This is a tasty, light but simple meal. You can enjoy it in a lettuce wrap for lunch, or if you want a more filling dinner, eat it over some brown or black rice. The original recipe can be found on Wellness Mama. The version below is gluten and dairy free.
Keep it gluten free by using coconut aminos or gluten-free soy sauce. If you don’t need to avoid gluten you can use any soy sauce that meets your dietary needs. Coconut aminos also helps you avoid soy.
Butter can be used to saute the chicken if you don’t need to avoid dairy. Ghee is lactose and casein free. You can also substitute 1T sesame oil for the coconut oil to lend to the Asian flair. It really depends on your taste buds.
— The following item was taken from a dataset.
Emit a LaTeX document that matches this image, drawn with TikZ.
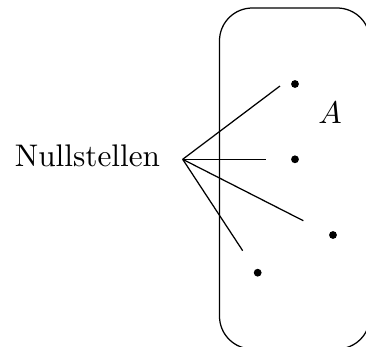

- 1 pound chicken breasts cut into small bite-sized pieces
- 1/2 cup cashews, toasted (see directions)
- 1 small onion, diced
- 1/4 cup coconut oil, ghee (or sub in some sesame oil)
- 2 cloves minced garlic
- 1 teaspoon sea salt
- 1 teaspoon pepper
- 1 teaspoon dried basil
- 1 teaspoon minced ginger
- A sprinkle of cayenne pepper (to taste)
- 4 oz. diced water chestnuts
- 3 Tablespoons gluten-free soy sauce or coconut aminos
- 3 Tablespoons maple syrup
- lettuce wraps -Romaine, iceberg work well. Butter lettuce is too soft
- To toast the cashews, put in single layer in pan over low-medium heat. Heat until lightly browned, turn and brown the other side. Keep on eye on them, they can quickly burn. Place in a bowl for later.
- Melt the coconut oil in a large frying pan (I like to use half cocnut oil and half sesame oil when I have it), add the chicken pieces and onion.
- Season with the garlic, ginger, salt, pepper, basil and cayenne and saute until the chicken is white on the outside. Add the water chestnuts.
- Add the gluten-free soy sauce and continue to cook, stirring until the liquid starts cook down.
- Add maple syrup and cook a few more minutes until most of the liquid is gone.
- Add cashews, heat through.
- Serve on lettuce cups or over rice.